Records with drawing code
## Begin

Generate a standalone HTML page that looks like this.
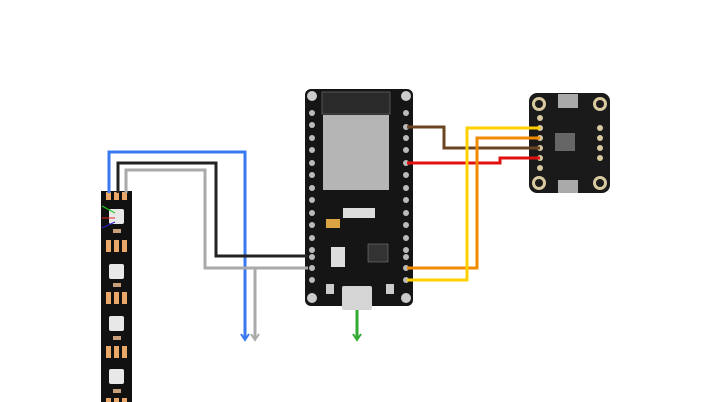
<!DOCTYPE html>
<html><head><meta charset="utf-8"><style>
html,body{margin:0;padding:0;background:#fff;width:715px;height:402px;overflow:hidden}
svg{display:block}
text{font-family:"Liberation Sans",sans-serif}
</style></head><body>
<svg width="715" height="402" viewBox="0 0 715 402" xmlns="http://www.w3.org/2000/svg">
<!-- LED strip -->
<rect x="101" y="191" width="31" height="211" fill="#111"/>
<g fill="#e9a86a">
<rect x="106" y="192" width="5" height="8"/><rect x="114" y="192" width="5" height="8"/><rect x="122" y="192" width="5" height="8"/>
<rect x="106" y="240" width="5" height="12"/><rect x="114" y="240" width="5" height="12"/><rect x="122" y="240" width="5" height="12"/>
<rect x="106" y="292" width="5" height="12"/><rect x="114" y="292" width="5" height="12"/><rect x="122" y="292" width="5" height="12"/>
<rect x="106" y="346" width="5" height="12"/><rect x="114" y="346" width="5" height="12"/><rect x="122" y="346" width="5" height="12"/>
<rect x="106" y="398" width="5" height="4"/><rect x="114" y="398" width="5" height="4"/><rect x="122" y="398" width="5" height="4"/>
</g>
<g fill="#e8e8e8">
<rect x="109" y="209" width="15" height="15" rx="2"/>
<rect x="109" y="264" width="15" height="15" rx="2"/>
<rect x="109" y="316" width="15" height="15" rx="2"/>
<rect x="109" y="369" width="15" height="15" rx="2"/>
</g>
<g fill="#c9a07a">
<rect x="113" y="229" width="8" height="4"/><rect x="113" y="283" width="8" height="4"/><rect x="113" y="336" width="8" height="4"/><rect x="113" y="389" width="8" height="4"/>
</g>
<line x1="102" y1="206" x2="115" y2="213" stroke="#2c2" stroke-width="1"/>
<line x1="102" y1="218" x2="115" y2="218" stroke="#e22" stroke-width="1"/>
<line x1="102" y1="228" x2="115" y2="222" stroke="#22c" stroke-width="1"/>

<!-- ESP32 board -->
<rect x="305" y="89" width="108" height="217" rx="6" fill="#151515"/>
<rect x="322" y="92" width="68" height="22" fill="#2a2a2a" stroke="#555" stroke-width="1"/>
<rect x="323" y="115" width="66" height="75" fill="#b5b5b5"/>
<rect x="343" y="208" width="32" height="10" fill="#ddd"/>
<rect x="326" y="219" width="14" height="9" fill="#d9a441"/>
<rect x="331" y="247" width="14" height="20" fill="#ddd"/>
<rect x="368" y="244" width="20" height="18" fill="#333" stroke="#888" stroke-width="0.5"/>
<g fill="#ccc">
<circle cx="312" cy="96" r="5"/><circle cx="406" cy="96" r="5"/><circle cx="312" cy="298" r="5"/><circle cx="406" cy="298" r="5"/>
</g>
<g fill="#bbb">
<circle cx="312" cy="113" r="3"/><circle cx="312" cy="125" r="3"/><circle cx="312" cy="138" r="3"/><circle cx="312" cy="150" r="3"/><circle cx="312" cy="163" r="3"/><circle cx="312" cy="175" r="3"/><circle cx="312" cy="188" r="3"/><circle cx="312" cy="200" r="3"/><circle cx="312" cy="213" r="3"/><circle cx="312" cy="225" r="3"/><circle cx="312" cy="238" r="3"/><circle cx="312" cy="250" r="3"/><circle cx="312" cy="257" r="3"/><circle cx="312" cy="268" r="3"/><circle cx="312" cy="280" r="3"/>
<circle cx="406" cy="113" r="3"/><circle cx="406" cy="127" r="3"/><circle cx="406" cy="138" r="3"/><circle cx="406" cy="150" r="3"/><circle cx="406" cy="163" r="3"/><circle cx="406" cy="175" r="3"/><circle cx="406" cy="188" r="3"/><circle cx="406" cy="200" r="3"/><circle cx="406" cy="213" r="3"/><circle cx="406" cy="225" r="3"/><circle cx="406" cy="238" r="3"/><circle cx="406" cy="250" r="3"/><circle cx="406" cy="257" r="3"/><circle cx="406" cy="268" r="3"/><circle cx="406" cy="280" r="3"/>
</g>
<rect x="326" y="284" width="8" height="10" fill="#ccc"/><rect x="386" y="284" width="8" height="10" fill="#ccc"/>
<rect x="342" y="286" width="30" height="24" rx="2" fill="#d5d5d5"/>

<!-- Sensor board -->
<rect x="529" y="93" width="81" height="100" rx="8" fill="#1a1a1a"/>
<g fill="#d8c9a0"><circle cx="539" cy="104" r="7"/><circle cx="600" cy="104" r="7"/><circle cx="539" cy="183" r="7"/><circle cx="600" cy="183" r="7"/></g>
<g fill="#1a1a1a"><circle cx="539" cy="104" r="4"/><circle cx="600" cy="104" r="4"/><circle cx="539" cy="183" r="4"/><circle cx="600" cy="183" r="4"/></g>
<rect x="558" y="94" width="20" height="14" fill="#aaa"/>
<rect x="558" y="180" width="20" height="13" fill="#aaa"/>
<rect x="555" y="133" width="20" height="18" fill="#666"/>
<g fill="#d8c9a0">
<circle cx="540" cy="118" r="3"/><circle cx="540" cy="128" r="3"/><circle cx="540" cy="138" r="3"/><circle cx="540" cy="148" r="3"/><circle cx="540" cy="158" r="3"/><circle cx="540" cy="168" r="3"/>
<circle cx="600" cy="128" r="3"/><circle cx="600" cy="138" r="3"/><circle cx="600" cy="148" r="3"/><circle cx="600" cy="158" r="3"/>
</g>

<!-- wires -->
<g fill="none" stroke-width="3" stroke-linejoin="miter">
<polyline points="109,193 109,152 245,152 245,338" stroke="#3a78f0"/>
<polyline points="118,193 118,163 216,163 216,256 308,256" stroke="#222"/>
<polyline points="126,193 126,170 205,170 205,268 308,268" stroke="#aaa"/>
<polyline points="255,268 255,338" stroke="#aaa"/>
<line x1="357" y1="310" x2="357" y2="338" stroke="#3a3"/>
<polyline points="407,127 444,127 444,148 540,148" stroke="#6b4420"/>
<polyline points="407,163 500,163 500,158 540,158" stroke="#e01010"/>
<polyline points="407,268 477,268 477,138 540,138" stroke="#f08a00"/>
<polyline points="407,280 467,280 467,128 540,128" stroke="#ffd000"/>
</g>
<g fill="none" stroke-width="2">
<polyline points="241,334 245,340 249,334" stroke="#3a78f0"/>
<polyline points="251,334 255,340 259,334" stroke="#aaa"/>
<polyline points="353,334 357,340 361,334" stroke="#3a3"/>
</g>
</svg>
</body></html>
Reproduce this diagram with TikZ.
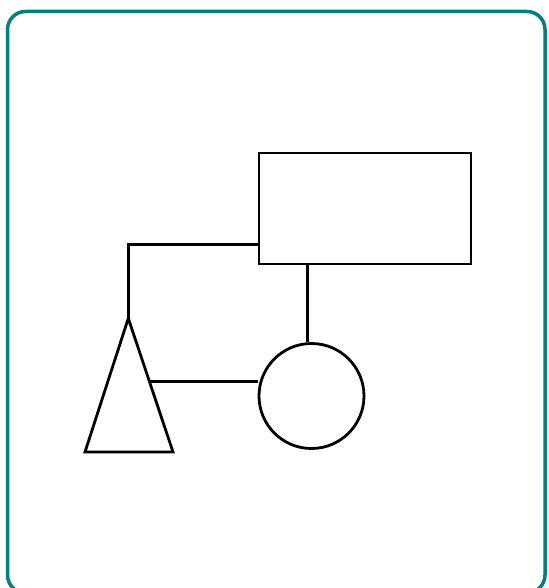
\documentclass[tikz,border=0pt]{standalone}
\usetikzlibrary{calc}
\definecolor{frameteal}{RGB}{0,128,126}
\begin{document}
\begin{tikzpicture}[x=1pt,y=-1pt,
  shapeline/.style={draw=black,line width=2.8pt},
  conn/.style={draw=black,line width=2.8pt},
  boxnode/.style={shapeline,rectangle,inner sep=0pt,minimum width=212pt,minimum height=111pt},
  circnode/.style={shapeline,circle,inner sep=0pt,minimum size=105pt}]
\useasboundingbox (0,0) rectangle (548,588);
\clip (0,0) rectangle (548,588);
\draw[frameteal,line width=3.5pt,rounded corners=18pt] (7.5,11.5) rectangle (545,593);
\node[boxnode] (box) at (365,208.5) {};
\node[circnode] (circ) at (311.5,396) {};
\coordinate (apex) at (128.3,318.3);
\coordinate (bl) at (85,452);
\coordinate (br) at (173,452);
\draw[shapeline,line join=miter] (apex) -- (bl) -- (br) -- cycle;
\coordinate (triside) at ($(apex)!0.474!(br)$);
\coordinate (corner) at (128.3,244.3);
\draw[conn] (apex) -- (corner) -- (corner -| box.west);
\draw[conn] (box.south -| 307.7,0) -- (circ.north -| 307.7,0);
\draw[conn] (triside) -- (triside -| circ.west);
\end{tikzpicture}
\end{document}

## End

What you should do:
Return the lines of the records that include the string "standalone".

Solution to this task:
Generate a standalone HTML page that looks like this.
\documentclass[tikz,border=0pt]{standalone}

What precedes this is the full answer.